• Directive: Find every line of the listing below where "Output" appears, and copy it.

[start]

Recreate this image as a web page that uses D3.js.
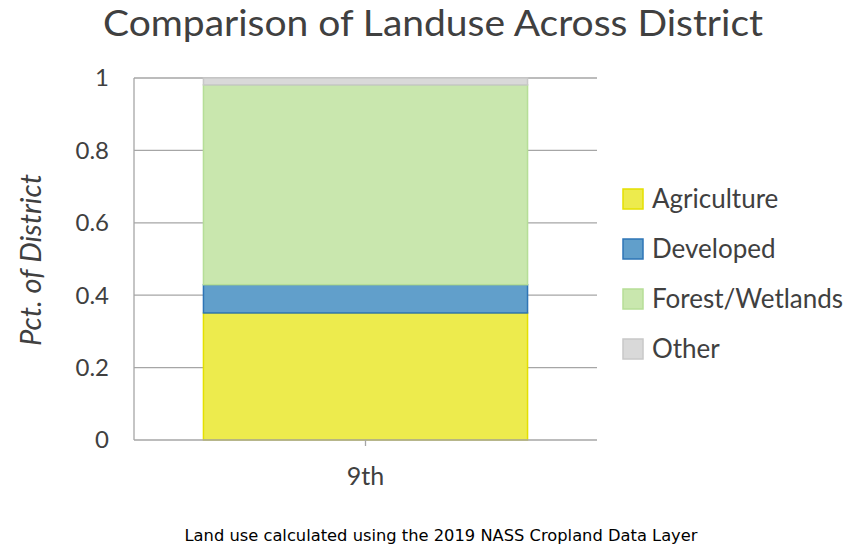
<!DOCTYPE html>
<html>
<head>
<meta charset="utf-8">
<script src="https://cdn.jsdelivr.net/npm/d3@7"></script>
<style>
  body { margin: 0; background: #fff; }
  text { font-family: Lato, "Open Sans", sans-serif; fill: #404040; }
</style>
</head>
<body>
<script>
// Data
const districts = ['9th'];
const landuse = ['Agriculture', 'Developed', 'Forest/Wetlands', 'Other'];
const agriculture = [0.351];
const developed = [0.078];
const forestWetlands = [0.552];
const other = [0.019];
const yTicks = [0, 0.2, 0.4, 0.6, 0.8, 1];

const width = 858;
const height = 551;
const margin = { top: 78, right: 261, bottom: 111, left: 134 };

const fills = ['#edeb4d', '#619fcb', '#c9e7ae', '#d9d9d9'];
const strokes = ['#e4e000', '#2e75b6', '#b6de97', '#c8c8c8'];

const rows = districts.map((d, i) => ({
  district: d,
  'Agriculture': agriculture[i],
  'Developed': developed[i],
  'Forest/Wetlands': forestWetlands[i],
  'Other': other[i]
}));

const svg = d3.select('body')
  .append('svg')
  .attr('width', width)
  .attr('height', height);

const x = d3.scaleBand()
  .domain(districts)
  .range([margin.left, width - margin.right])
  .paddingInner(0.3)
  .paddingOuter(0.15);

const y = d3.scaleLinear()
  .domain([0, 1])
  .range([height - margin.bottom, margin.top]);

// Gridlines
svg.append('g')
  .selectAll('line')
  .data(yTicks.slice(1))
  .enter()
  .append('line')
  .attr('x1', margin.left)
  .attr('x2', width - margin.right)
  .attr('y1', d => y(d))
  .attr('y2', d => y(d))
  .attr('stroke', '#a6a6a6')
  .attr('stroke-width', 1.3);

// Y axis line and labels
svg.append('line')
  .attr('x1', margin.left).attr('x2', margin.left)
  .attr('y1', y(1)).attr('y2', y(0))
  .attr('stroke', '#a6a6a6').attr('stroke-width', 1.3);

svg.append('g')
  .selectAll('text')
  .data(yTicks)
  .enter()
  .append('text')
  .attr('x', margin.left - 25)
  .attr('y', d => y(d))
  .attr('dy', '0.35em')
  .attr('text-anchor', 'end')
  .style('font-size', '24px')
  .text(d => d3.format('~g')(d));

// Stacked bars
const stack = d3.stack().keys(landuse);
const series = stack(rows);

svg.append('g')
  .selectAll('g')
  .data(series)
  .enter()
  .append('g')
  .attr('fill', (d, i) => fills[i])
  .attr('stroke', (d, i) => strokes[i])
  .attr('stroke-width', 1.5)
  .selectAll('rect')
  .data(d => d)
  .enter()
  .append('rect')
  .attr('x', d => x(d.data.district))
  .attr('width', x.bandwidth())
  .attr('y', d => y(d[1]))
  .attr('height', d => y(d[0]) - y(d[1]));

// X axis
svg.append('line')
  .attr('x1', margin.left).attr('x2', width - margin.right)
  .attr('y1', y(0)).attr('y2', y(0))
  .attr('stroke', '#a6a6a6').attr('stroke-width', 1.3);

const xc = d => x(d) + x.bandwidth() / 2;
svg.append('g')
  .selectAll('line')
  .data(districts)
  .enter()
  .append('line')
  .attr('x1', xc).attr('x2', xc)
  .attr('y1', y(0)).attr('y2', y(0) + 6)
  .attr('stroke', '#a6a6a6').attr('stroke-width', 1.3);

svg.append('g')
  .selectAll('text')
  .data(districts)
  .enter()
  .append('text')
  .attr('x', xc)
  .attr('y', y(0) + 45)
  .attr('text-anchor', 'middle')
  .style('font-size', '25px')
  .text(d => d);

// Title
svg.append('text')
  .attr('x', 433)
  .attr('y', 36)
  .attr('text-anchor', 'middle')
  .attr('textLength', 660)
  .attr('lengthAdjust', 'spacingAndGlyphs')
  .style('font-size', '36px')
  .text('Comparison of Landuse Across District');

// Y axis title
svg.append('text')
  .attr('transform', 'translate(41,260) rotate(-90)')
  .attr('text-anchor', 'middle')
  .style('font-size', '29px')
  .style('font-style', 'italic')
  .text('Pct. of District');

// Legend
const legend = svg.append('g')
  .selectAll('g')
  .data(landuse)
  .enter()
  .append('g')
  .attr('transform', (d, i) => `translate(623,${199 + i * 50})`);

legend.append('rect')
  .attr('x', 0).attr('y', -10)
  .attr('width', 20).attr('height', 20)
  .attr('fill', (d, i) => fills[i])
  .attr('stroke', (d, i) => strokes[i])
  .attr('stroke-width', 1.5);

legend.append('text')
  .attr('x', 29)
  .attr('y', 0)
  .attr('dy', '0.35em')
  .style('font-size', '26px')
  .text(d => d);

// Footnote
svg.append('text')
  .attr('x', 441)
  .attr('y', 541)
  .attr('text-anchor', 'middle')
  .attr('textLength', 513)
  .attr('lengthAdjust', 'spacingAndGlyphs')
  .style('font-family', '"DejaVu Sans", sans-serif')
  .style('font-size', '15.5px')
  .style('fill', '#000')
  .text('Land use calculated using the 2019 NASS Cropland Data Layer');
</script>
</body>
</html>
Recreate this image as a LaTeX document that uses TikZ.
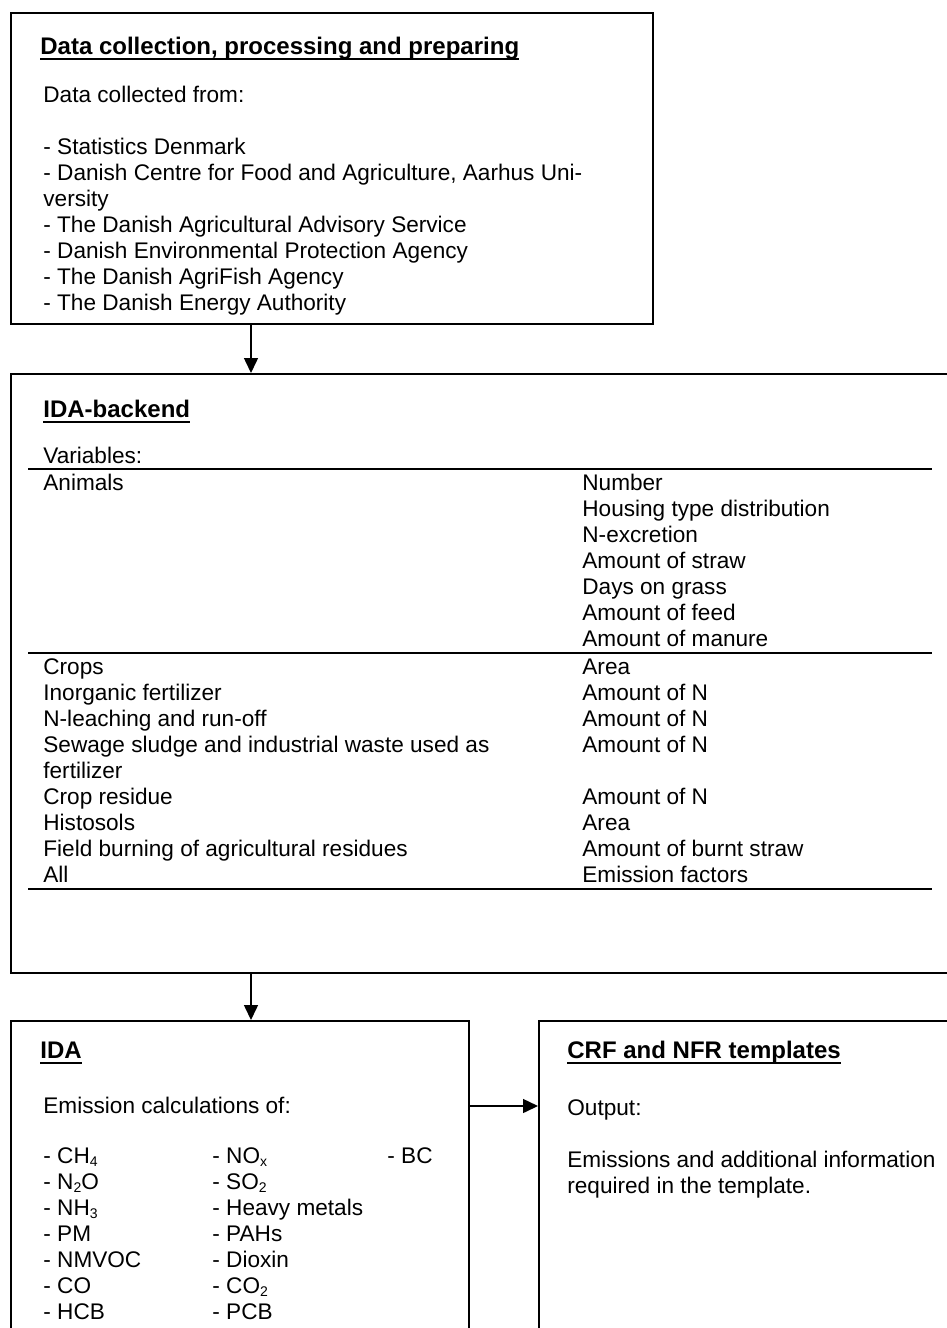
\documentclass[tikz,border=0pt]{standalone}
\usepackage{fontspec}
\setmainfont{Liberation Sans}
\usetikzlibrary{arrows.meta}

\newsavebox\headbox
\newcommand{\headline}[1]{\sbox\headbox{\fontsize{12pt}{13pt}\selectfont\bfseries #1}\usebox\headbox\llap{\rule[-3.2pt]{\wd\headbox}{1pt}}}
\newcommand{\chemsub}[1]{\raisebox{-0.3ex}{\fontsize{7pt}{7pt}\selectfont #1}}

\tikzset{
  box/.style={draw,line width=0.75pt,anchor=north west,inner sep=0pt},
  txt/.style={anchor=base west,inner sep=0pt,font=\fontsize{11.3pt}{13pt}\selectfont},
  rowrule/.style={line width=1pt},
  flow/.style={-{Triangle[length=7.5pt,width=7pt]},line width=0.75pt},
}

\begin{document}
\begin{tikzpicture}[x=0.5pt,y=-0.5pt]
  \useasboundingbox (0,0) rectangle (947,1328);
  \clip (0,0) rectangle (947,1328);

  % boxes
  \node[box,minimum width=321pt,minimum height=155.5pt] (collect) at (10,12) {};
  \node[box,minimum width=475pt,minimum height=299.5pt] (backend) at (10,373) {};
  \node[box,minimum width=229pt,minimum height=160pt] (ida) at (10,1020) {};
  \node[box,minimum width=211pt,minimum height=160pt] (crf) at (538,1020) {};

  % data collection
  \node[txt] (collecthead) at (40,54) {\headline{Data collection, processing and preparing}};
  \node[txt] (collectintro) at (43,102) {Data collected from:};
  \foreach \s [count=\i from 0] in {- Statistics Denmark,
      {- Danish Centre for Food and Agriculture, Aarhus Uni-}, versity,
      - The Danish Agricultural Advisory Service,
      - Danish Environmental Protection Agency,
      - The Danish AgriFish Agency, - The Danish Energy Authority}
    \node[txt] (src\i) at (43,154+26*\i) {\s};

  % IDA-backend
  \node[txt] (backendhead) at (43,417) {\headline{IDA-backend}};
  \node[txt] (varintro) at (43,463) {Variables:};
  \node[txt] (animals) at (43,490) {Animals};
  \foreach \v [count=\i from 0] in {Number, Housing type distribution,
      N-excretion, Amount of straw, Days on grass, Amount of feed,
      Amount of manure}
    \node[txt] (animvar\i) at (582,490+26*\i) {\v};
  \foreach \c [count=\i from 0] in {Crops, Inorganic fertilizer,
      N-leaching and run-off, Sewage sludge and industrial waste used as,
      fertilizer, Crop residue, Histosols,
      Field burning of agricultural residues, All}
    \node[txt] (cat\i) at (43,674+26*\i) {\c};
  \foreach \v/\k in {Area/0, Amount of N/1, Amount of N/2, Amount of N/3,
      Amount of N/5, Area/6, Amount of burnt straw/7, Emission factors/8}
    \node[txt] (catvar\k) at (582,674+26*\k) {\v};
  \foreach \y in {469,653,889}
    \draw[rowrule] (28,\y) -- (932,\y);

  % IDA
  \node[txt] (idahead) at (40,1058) {\headline{IDA}};
  \node[txt] (calcintro) at (43,1113) {Emission calculations of:};
  \foreach \g [count=\i from 0] in {- CH\chemsub{4}, - N\chemsub{2}O,
      - NH\chemsub{3}, - PM, - NMVOC, - CO, - HCB}
    \node[txt] (gasa\i) at (43,1163+26*\i) {\g};
  \foreach \g [count=\i from 0] in {- NO\chemsub{x}, - SO\chemsub{2},
      - Heavy metals, - PAHs, - Dioxin, - CO\chemsub{2}, - PCB}
    \node[txt] (gasb\i) at (212,1163+26*\i) {\g};
  \node[txt] (gasc0) at (387,1163) {- BC};

  % CRF and NFR
  \node[txt] (crfhead) at (567,1058) {\headline{CRF and NFR templates}};
  \node[txt] (outintro) at (567,1115) {Output:};
  \node[txt] (out0) at (567,1167) {Emissions and additional information};
  \node[txt] (out1) at (567,1193) {required in the template.};

  % flow
  \coordinate (drop) at (251,0);
  \coordinate (handoff) at (0,1106);
  \draw[flow] (collect.south -| drop) -- (backend.north -| drop);
  \draw[flow] (backend.south -| drop) -- (ida.north -| drop);
  \draw[flow] (ida.east |- handoff) -- (crf.west |- handoff);
\end{tikzpicture}
\end{document}
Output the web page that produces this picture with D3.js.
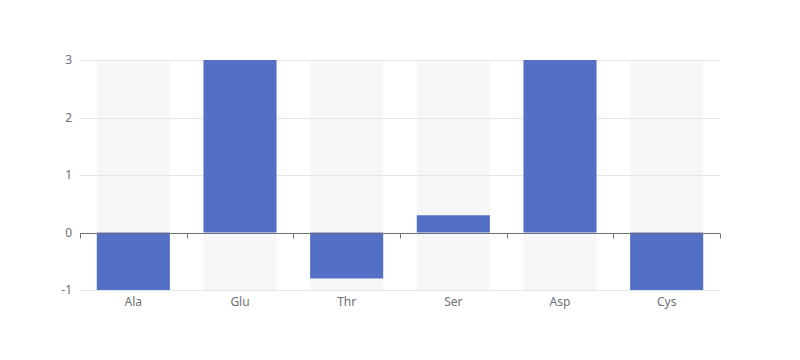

[end]

• Final result:
  \node[txt] (outintro) at (567,1115) {Output:};
Output the web page that produces this picture with D3.js.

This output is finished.